Shutdown Was Needed
In response to John Toscano's article, "Gianaris: TV Tapes Show Con Ed Knew Size of Blackout From the Start" (Feb. 14, 2007, page 11), we point out that our employees in the field worked tirelessly to prevent a network shutdown. Ultimately, that decision was made by engineers who had the broadest view of overall system conditions, such as the drop in electrical load, equipment temperatures and ongoing repairs, which were being monitored minute by minute.
A shutdown of the Long Island City network would have cut power to over 115,000 customers, interrupted service on several subway lines and the Long Island Rail Road, and affected the lives of more than 1 million people--with no guarantee that power would have been restored any sooner. We believed then, and still believe, that that would have been a worse situation.
Since the events in Northwest Queens, Con Edison has improved our network systems, operating performance and emergency response procedures. We will continue to improve our operations and procedures to reduce the likelihood of similar occurrences in the future, and will continue to work closely with city and state agencies.

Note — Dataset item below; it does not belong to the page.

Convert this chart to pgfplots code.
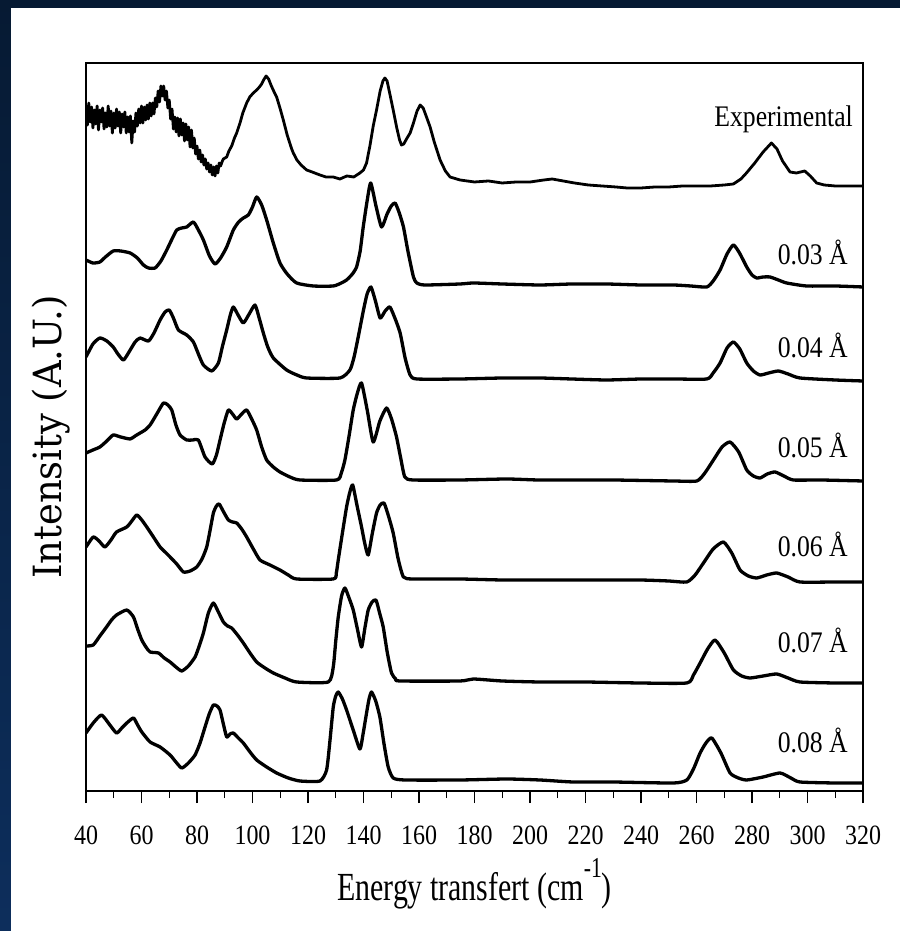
\documentclass[border=0pt]{standalone}
\usepackage{fontspec}
\setmainfont{Liberation Serif}
\newfontfamily\ylabfont{DejaVu Serif}[FakeStretch=0.95]
\newfontfamily\xlabfont{Liberation Serif}[FakeStretch=0.75]
\newfontfamily\tickfont{Liberation Serif}[FakeStretch=0.86]
\newfontfamily\notefont{Liberation Serif}[FakeStretch=0.86]
\usepackage{pgfplots}
\usepackage{pgfplotstable}
\pgfplotsset{compat=1.18}

\definecolor{navytop}{HTML}{061A33}
\definecolor{navybot}{HTML}{0D2E5C}

% Measured spectrum
\pgfplotstableread{
x y
40.0 684
40.5 666
41.0 688
41.5 669
42.0 684
42.5 663
43.0 681
43.5 667
44.0 685
44.5 661
45.0 681
45.5 669
46.0 683
46.5 662
47.0 678
47.5 664
48.0 685
48.5 665
49.0 680
49.5 658
50.0 678
50.5 663
51.0 682
51.5 665
52.0 679
52.5 658
53.0 677
53.5 664
54.0 679
54.5 658
55.0 674
55.5 659
56.0 675
56.5 648
57.0 670
57.5 659
58.0 678
58.5 665
59.0 682
59.5 668
60.0 685
60.5 668
61.0 684
61.5 671
62.0 686
62.5 672
63.0 688
63.5 675
64.0 688
64.5 677
65.0 693
65.5 684
66.0 700
66.5 689
67.0 705
67.5 695
68.0 705
68.5 691
69.0 700
69.5 683
70.0 691
70.5 672
71.0 682
71.5 662
72.0 674
72.5 659
73.0 673
73.5 655
74.0 672
74.5 656
75.0 668
75.5 650
76.0 667
76.5 651
77.0 664
77.5 644
78.0 661
78.5 643
79.0 653
79.5 637
80.0 645
80.5 632
81.0 641
81.5 629
82.0 636
82.5 626
83.0 632
83.5 622
84.0 628
84.5 619
85.0 626
85.5 616
86.0 624
86.5 615
87.0 625
87.5 618
88.0 628
88.5 625
89.0 629
89.5 632
90.7 634
91.5 640
92.5 645
93.5 653
94.3 658
95.5 668
96.5 678
97.9 688
99.0 694
100.3 698
101.5 701
102.5 704
103.3 707
104.0 711
104.9 715
105.8 712
106.8 705
107.8 699
108.7 694
110.0 682
111.1 671
112.5 656
114.0 643
114.7 638
116.0 631
117.5 626
119.5 621
121.5 619
124.3 616
126.5 614
129.1 614
131.5 612
134.0 615
136.5 614
138.7 618
140.0 621
141.1 628
142.3 645
143.5 665
144.7 681
146.0 700
147.0 710
147.7 713
148.5 710
149.5 697
150.7 681
152.0 663
153.0 651
153.7 646
154.5 647
155.5 652
156.8 658
158.0 668
159.3 680
160.4 686
161.5 683
162.7 674
164.0 664
165.5 649
167.6 631
169.5 620
171.2 614
174.8 611
180 609
185 610
190 608
195 609
200 609
205 611
208 612
212 610
216 608
221 606
226 605
231 604
235 603
240 603
245 604
250 604
255 605
260 605
265 605
270 606
273.3 607
276 612
278 618
281 628
284 639
287 648
289 642
291 630
293.7 619
296 618
299 620
301 615
303.3 608
306 606
310 605
315 605
320 605
}\expdata

% Calculated spectra, one per displacement amplitude
\pgfplotstableread{
x y
40.0 531
42.5 528
45.0 529
47.0 534
49.8 540
52.5 540
55.9 538
58.5 533
60.7 526
62.5 523
64.9 523
67.0 530
69.1 541
71.0 552
72.7 561
74.5 563
76.3 564
78.7 569
80.5 561
82.3 551
84.5 535
86.5 527
88.5 533
90.7 544
93.1 561
95.0 569
96.7 573
98.5 576
100.0 584
101.5 594
103.3 586
105.1 571
107.5 548
109.9 528
112.5 517
115.9 508
121.9 505
129.1 505
132.0 508
133.9 511
136.0 517
137.5 524
138.8 540
139.9 564
141.3 590
142.6 608
144.5 585
146.5 564
148.5 577
150.0 585
151.4 588
152.9 578
154.4 564
156.0 540
158.0 514
159.2 508
162.0 506
174.8 507
179.6 508
190 507
203.6 506
215 507
227.6 507
240 506
251.7 506
258 505
263.7 504
266 510
268.5 521
271 537
273.3 546
275.5 538
278.1 524
280 516
281.7 513
284 514
286.5 514
289.5 511
292.5 508
299.7 505
310 505
320 504
}\calcA

\pgfplotstableread{
x y
40.0 434
42.5 447
45.0 453
47.5 450
49.8 444
51.5 437
53.5 431
55.5 439
57.7 449
59.5 453
62.5 450
64.5 458
66.7 471
68.5 479
70.0 481
71.5 473
73.3 461
76.3 456
78.7 449
80.5 437
82.3 426
85.3 420
87.7 428
89.2 445
90.7 461
92.0 476
93.1 484
94.8 476
96.7 468
98.8 477
100.9 486
102.4 473
103.9 458
105.5 444
107.5 433
112.3 421
116 416
119.5 413
131.5 413
135.1 421
136.6 434
138.1 454
140.0 481
141.3 497
142.7 504
144.3 490
146.0 473
147.8 480
149.5 484
151.3 473
153.2 458
155.0 433
156.8 416
159.2 412
174.8 412
190 413
203.6 413
215 412
227.6 411
240 412
252 412
263.7 412
266 418
268.5 428
271 443
273.3 449
275.6 442
278.1 428
280.5 420
282.9 416
286 418
289.5 420
293 417
297.3 413
310 411
320 410
}\calcB

\pgfplotstableread{
x y
40.0 338
42.5 341
45.0 344
47.5 350
49.8 356
52.5 354
55.9 352
57.7 355
59.5 358
61.3 361
63.1 366
65.5 377
67.9 388
69.5 386
70.9 381
72.4 366
73.9 356
76.3 351
78.5 351
80.5 351
82.9 334
85.5 327
87.0 336
88.3 351
89.8 368
91.3 381
92.8 377
94.3 372
96.1 377
97.9 381
99.7 372
101.5 361
103.3 344
105.1 331
107.5 324
109.9 319
113.5 314
117.1 311
130.3 311
132.0 318
133.3 331
134.8 355
136.3 381
137.8 398
139.3 408
141.4 380
143.5 349
145.9 370
148.3 383
150.1 372
151.9 354
153.4 333
154.9 314
157.9 311
174.8 311
191.6 312
203 311
215.6 311
230 311
251.7 310
260.1 310
263 318
266.1 331
269.2 344
272.1 349
275.2 339
278.1 321
280.5 315
282.9 313
285.5 317
288.3 319
291.5 315
294.9 311
305 311
320 310
}\calcC

\pgfplotstableread{
x y
40.0 244
42.6 254
44.7 250
46.8 244
49.0 251
51.0 259
54.7 264
56.5 270
58.3 276
60.1 271
61.9 264
64.3 254
66.7 244
68.5 239
70.3 234
72.7 227
75.1 219
77.5 220
79.9 224
81.8 232
83.5 244
84.8 262
85.9 278
87.0 285
88.0 287
89.6 279
91.3 271
92.8 269
94.3 268
96.1 262
97.9 254
100.3 242
102.7 231
106.3 226
109.9 221
112.9 216
115.9 212
129.1 212
130.2 218
130.9 231
132.4 258
133.9 284
135.0 298
136.1 306
137.7 285
139.3 264
140.5 247
141.7 236
143.2 258
144.7 278
146.0 286
147.4 288
149.0 275
150.7 258
152.5 232
154.4 214
157.9 212
174.8 212
190 211
203.6 211
220 211
239.6 211
250 210
256.5 209
259.5 216
262.5 228
266 242
269.7 249
272.7 238
275.7 221
278.7 215
281.7 213
285.3 216
288.9 218
293 214
297.3 209
310 209
320 209
}\calcD

\pgfplotstableread{
x y
40.0 145
42.6 146
45.0 155
47.4 164
49.2 171
51.0 176
54.7 181
57.1 174
58.6 162
60.1 151
61.6 144
63.1 139
66.1 138
68.2 133
70.3 129
72.4 124
74.5 120
76.9 125
79.3 134
80.8 145
82.3 158
84.1 178
85.9 188
87.7 179
89.5 169
91.0 165
92.5 163
94.6 156
96.7 148
99.1 138
101.5 129
104.5 123
107.5 118
111.7 113
115.9 109
127.3 109
129.1 124
130.0 150
130.9 174
132.1 195
133.3 203
134.8 193
136.3 181
137.8 162
139.3 144
140.5 163
141.7 181
143.1 189
144.5 191
145.8 178
147.1 164
148.6 138
150.1 118
151.6 112
153.1 110
174.8 110
179.6 112
190 110
203.6 109
220 109
239.6 108
256.5 108
258.9 116
261.3 128
264 142
266.7 151
270 138
273.3 121
276.3 115
279.3 113
284 115
288.9 117
293 113
297.3 109
310 108
320 108
}\calcE

\pgfplotstableread{
x y
40.0 58
42.6 68
45.6 76
48.6 66
51.0 58
52.9 63
54.7 68
57.1 73
58.6 66
60.1 59
63.1 49
66.7 44
70.3 36
72.4 29
74.5 23
76.9 28
79.3 36
81.1 48
82.9 64
84.4 77
85.9 86
87.2 85
88.3 81
89.5 67
90.7 54
91.9 57
93.1 58
94.9 53
96.7 48
99.1 39
101.5 31
105.1 24
108.7 18
112.9 13
117.1 10
124.3 10
126.7 21
127.9 50
129.1 84
130.0 95
130.9 99
132.4 92
133.9 81
136.3 61
138.7 42
139.9 58
141.1 78
142.0 92
142.9 99
144.4 90
145.9 74
147.4 47
148.9 24
150.7 13
155 11
174.8 11
191.6 12
203.6 11
215.6 9
230 9
251.7 8
256.5 11
258.9 22
261.3 38
263.4 48
265.5 53
268.8 38
272.1 18
275.1 13
278.1 11
284 14
290.1 18
294 13
297.3 9
310 8
320 8
}\calcF

\begin{document}
\begin{tikzpicture}
% slide background and white panel
\useasboundingbox (0,0) rectangle (900bp,931bp);
\shade[top color=navytop, bottom color=navybot] (0,0) rectangle (900bp,931bp);
\fill[white] (11bp,0) rectangle (900bp,923bp);

\begin{axis}[
  at={(86bp,140bp)}, anchor=south west,
  scale only axis, width=777bp, height=728bp,
  xmin=40, xmax=320, ymin=0, ymax=728,
  xtick={40,60,...,320}, minor x tick num=1,
  ytick=\empty,
  xtick pos=bottom, tick align=outside,
  major tick length=12bp, minor tick length=7bp,
  axis line style={line width=1.3bp},
  every tick/.style={black, line width=1.3bp},
  /pgf/number format/assume math mode=true,
  xticklabel style={font=\tickfont\fontsize{28}{28}\selectfont, anchor=base, yshift=-41bp},
  every axis x label/.style={at={(axis description cs:0.5,0)}, anchor=base, yshift=-109bp},
  every axis y label/.style={at={(axis description cs:-0.0309,0.486)}, rotate=90, anchor=base},
  xlabel={\xlabfont\fontsize{40}{40}\selectfont Energy transfert (cm\raisebox{23bp}{\fontsize{29}{29}\selectfont -1})},
  ylabel={\ylabfont\fontsize{39}{39}\selectfont Intensity (A.U.)},
  clip=true,
]
\addplot[black, line width=2.8bp, line join=round] table {\expdata};
\addplot[black, line width=3.3bp, line join=round, smooth, tension=0.35] table {\calcA};
\addplot[black, line width=3.3bp, line join=round, smooth, tension=0.35] table {\calcB};
\addplot[black, line width=3.3bp, line join=round, smooth, tension=0.35] table {\calcC};
\addplot[black, line width=3.3bp, line join=round, smooth, tension=0.35] table {\calcD};
\addplot[black, line width=3.3bp, line join=round, smooth, tension=0.35] table {\calcE};
\addplot[black, line width=3.3bp, line join=round, smooth, tension=0.35] table {\calcF};

\begin{scope}[every node/.style={anchor=base east, inner sep=0pt, font=\notefont\fontsize{30}{30}\selectfont}]
\node at (axis cs:316.4,664) {Experimental};
\node at (axis cs:314.6,526) {0.03 Å};
\node at (axis cs:314.6,433) {0.04 Å};
\node at (axis cs:314.6,333) {0.05 Å};
\node at (axis cs:314.6,234) {0.06 Å};
\node at (axis cs:314.6,138) {0.07 Å};
\node at (axis cs:314.6,38) {0.08 Å};
\end{scope}
\end{axis}
\end{tikzpicture}
\end{document}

Concerning the customer outage count, we have acknowledged that initially we did a poor job of estimating the number of customers without electricity. We have since made significant changes to the way we count the number of customers affected by power problems, including assigning engineers to analyze equipment data, field response teams to survey affected areas and enhanced computer applications, in addition to the calls we receive from customers.